When I was reading it, I lost interest a little bit somewhere in the middle, but I stuck with it because I kept hoping for a chapter on children’s literature. And when I got to it, I was entranced. I wish there had been more chapters on their children’s department. She talked about some of their favorite author appearances and some of their favorite children’s books over the years. And then, of course, she talked about Harry Potter. She told the story of how they hadn’t been told about some of the paperwork they needed to sign, which meant they didn’t get their copies of Goblet of Fire on time, and how they had to resort to buying them from Barnes and Noble and Wal-Mart and Costco and selling them at their own store. (And when I realized just a couple of weeks ago that I hadn’t been told about the proper Harry Potter paperwork and that there was a chance that we might not get them on time here at the library, I got a little panicky, but it appears that all is well on that front for us . . . since some of the books are already in.) As she talked about all the kids lined up and how exciting it was to give each of them their own copy, I got teary-eyed. We’ve been to Barnes and Noble (what can I say, our independents have all closed down) for the past two release parties, and I have gotten emotional each time. There’s just something about seeing those kids so excited about a book – a thick book, at that – that really gets to me. Even writing about it now makes me choke up a little bit. I don’t work in the children’s department here, and I don’t have any kids of my own, so maybe I am overly romanticizing the Harry Potter phenomenon, but it has been a really special thing for me to see. I have always had friends who were readers, but at the same time, I often felt as if no one understood how important reading is to me, that it’s as essential as breathing, that some of the characters I have met in books feel like close personal friends. Some of my books even feel like close personal friends because of the things we’ve been through together. Maybe that sounds strange to you, but those kids who stay up until midnight just to get a copy and then tear through it the next day? They get it. And I love them for it.
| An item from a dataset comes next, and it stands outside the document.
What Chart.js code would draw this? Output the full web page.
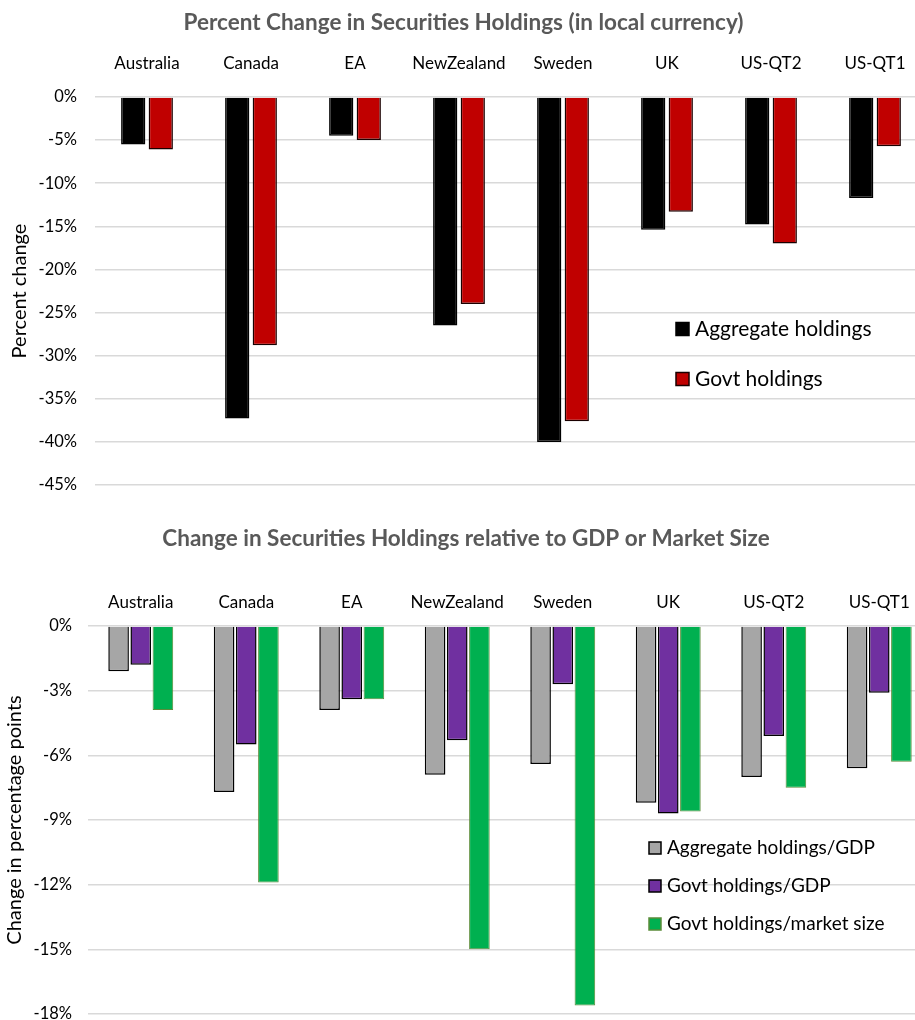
<!DOCTYPE html>
<html>
<head>
<meta charset="utf-8">
<script src="https://cdn.jsdelivr.net/npm/chart.js@4.4.1/dist/chart.umd.min.js"></script>
<style>
  html, body { margin: 0; padding: 0; background: #fff; overflow: hidden; }
  .box { position: relative; width: 935px; }
</style>
</head>
<body>
<div class="box" style="height:500px"><canvas id="chart1" width="927" height="500"></canvas></div>
<div class="box" style="height:520px"><canvas id="chart2" width="932" height="520"></canvas></div>
<script>
// data
const countries = ['Australia', 'Canada', 'EA', 'NewZealand', 'Sweden', 'UK', 'US-QT2', 'US-QT1'];

// top chart: percent change in local currency
const aggregateHoldings = [-5.5, -37.3, -4.5, -26.5, -40.0, -15.4, -14.8, -11.7];
const govtHoldings = [-6.1, -28.8, -5.0, -24.0, -37.6, -13.3, -17.0, -5.7];

// bottom chart: change in percentage points
const aggregateToGdp = [-2.1, -7.7, -3.9, -6.9, -6.4, -8.2, -7.0, -6.6];
const govtToGdp = [-1.8, -5.5, -3.4, -5.3, -2.7, -8.7, -5.1, -3.1];
const govtToMarket = [-3.9, -11.9, -3.4, -15.0, -17.6, -8.6, -7.5, -6.3];

const FONT = 'Lato, "Open Sans", sans-serif';
const TITLE_SIZE = 22.5;

// legend drawn inside the plot area like the Excel original
const insideLegend = {
    id: 'insideLegend',
    afterDraw(chart, args, opts) {
        const ctx = chart.ctx;
        ctx.save();
        ctx.font = opts.size + 'px ' + FONT;
        ctx.textBaseline = 'middle';
        chart.data.datasets.forEach((ds, i) => {
            const y = opts.y + i * opts.gap;
            ctx.fillStyle = ds.backgroundColor;
            ctx.fillRect(opts.x, y - opts.box / 2, opts.box, opts.box);
            ctx.strokeStyle = ds.borderColor;
            ctx.lineWidth = 1.5;
            ctx.strokeRect(opts.x, y - opts.box / 2, opts.box, opts.box);
            ctx.fillStyle = '#000';
            ctx.fillText(ds.label, opts.x + opts.box + 6, y);
        });
        ctx.restore();
    }
};

const makeOptions = (cfg) => ({
    responsive: false,
    animation: false,
    layout: { padding: { left: 0, right: 0, top: 0, bottom: cfg.padBottom } },
    plugins: {
        legend: { display: false },
        tooltip: { enabled: false },
        title: {
            display: true,
            text: cfg.title,
            color: '#595959',
            font: { family: FONT, size: TITLE_SIZE, weight: 'bold' },
            padding: { top: cfg.titleTop, bottom: 0 }
        },
        insideLegend: cfg.legend
    },
    scales: {
        x: {
            position: 'top',
            grid: { display: false },
            border: { display: false },
            ticks: { color: '#000', font: { family: FONT, size: 17 }, padding: cfg.xPad, maxRotation: 0 },
            afterFit: (s) => { s.height = cfg.areaTop - cfg.titleTop - TITLE_SIZE * 1.2; }
        },
        y: {
            min: cfg.min,
            max: 0,
            grid: { color: '#d9d9d9', lineWidth: 1.5, drawTicks: false },
            border: { display: false },
            ticks: {
                stepSize: cfg.step,
                color: '#000',
                font: { family: FONT, size: 16.5 },
                padding: cfg.yPad,
                callback: (v) => v + '%'
            },
            title: {
                display: true,
                text: cfg.yTitle,
                color: '#000',
                font: { family: FONT, size: 20 },
                padding: { top: cfg.yTitlePad, bottom: 0 }
            },
            afterFit: (s) => {
                s.width = cfg.yWidth;
                s.paddingTop = 0;
                s.paddingBottom = 0;
            }
        }
    }
});

new Chart(document.getElementById('chart1'), {
    type: 'bar',
    data: {
        labels: countries,
        datasets: [{
            label: 'Aggregate holdings',
            data: aggregateHoldings,
            backgroundColor: '#000000',
            borderColor: '#000000',
            borderWidth: 1.5,
            barPercentage: 0.88,
            categoryPercentage: 0.53
        }, {
            label: 'Govt holdings',
            data: govtHoldings,
            backgroundColor: '#c00000',
            borderColor: '#1a0000',
            borderWidth: 1.5,
            barPercentage: 0.88,
            categoryPercentage: 0.53
        }]
    },
    options: makeOptions({
        title: 'Percent Change in Securities Holdings (in local currency)',
        titleTop: 9, areaTop: 97, xPad: 15.5, padBottom: 15,
        min: -45, step: 5, yPad: 18, yWidth: 95, yTitlePad: 8,
        yTitle: 'Percent change',
        legend: { x: 676, y: 329, gap: 50, box: 13, size: 21 }
    }),
    plugins: [insideLegend]
});

new Chart(document.getElementById('chart2'), {
    type: 'bar',
    data: {
        labels: countries,
        datasets: [{
            label: 'Aggregate holdings/GDP',
            data: aggregateToGdp,
            backgroundColor: '#a6a6a6',
            borderColor: '#000000',
            borderWidth: 1.5,
            barPercentage: 0.93,
            categoryPercentage: 0.63
        }, {
            label: 'Govt holdings/GDP',
            data: govtToGdp,
            backgroundColor: '#7030a0',
            borderColor: '#000000',
            borderWidth: 1.5,
            barPercentage: 0.93,
            categoryPercentage: 0.63
        }, {
            label: 'Govt holdings/market size',
            data: govtToMarket,
            backgroundColor: '#00b050',
            borderColor: '#5b8c3a',
            borderWidth: 1,
            barPercentage: 0.93,
            categoryPercentage: 0.63
        }]
    },
    options: makeOptions({
        title: 'Change in Securities Holdings relative to GDP or Market Size',
        titleTop: 25, areaTop: 126, xPad: 5.5, padBottom: 6,
        min: -18, step: 3, yPad: 16, yWidth: 88, yTitlePad: 3,
        yTitle: 'Change in percentage points',
        legend: { x: 649, y: 348, gap: 38, box: 12, size: 19 }
    }),
    plugins: [insideLegend]
});
</script>
</body>
</html>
So, we’ll be at Barnes and Noble on Friday night, the night of our anniversary. We’re staking out our table as early as we can and bringing supplies (last time we got really thirsty, but the line was way too long for the cafe) and planning on having a grand old time. And, yes, I will probably cry. Not when I get the book in my hands (although, if this is anything like the past two books, I will cry at some point while reading it . . . and besides, I already held it in my hands here at work), but when I see the kid who’s dressed like Harry or the girl who’s dressed like Hermione and I see their faces light up at the games and their excitement when we all finally get to line up and the way they grin when they finally get their hands on their own copy . . . yeah, I’m going to cry then. I’ll try to hide it, and everyone will be too polite to mention it, but I guess, after all, there are worse things to cry over than a book.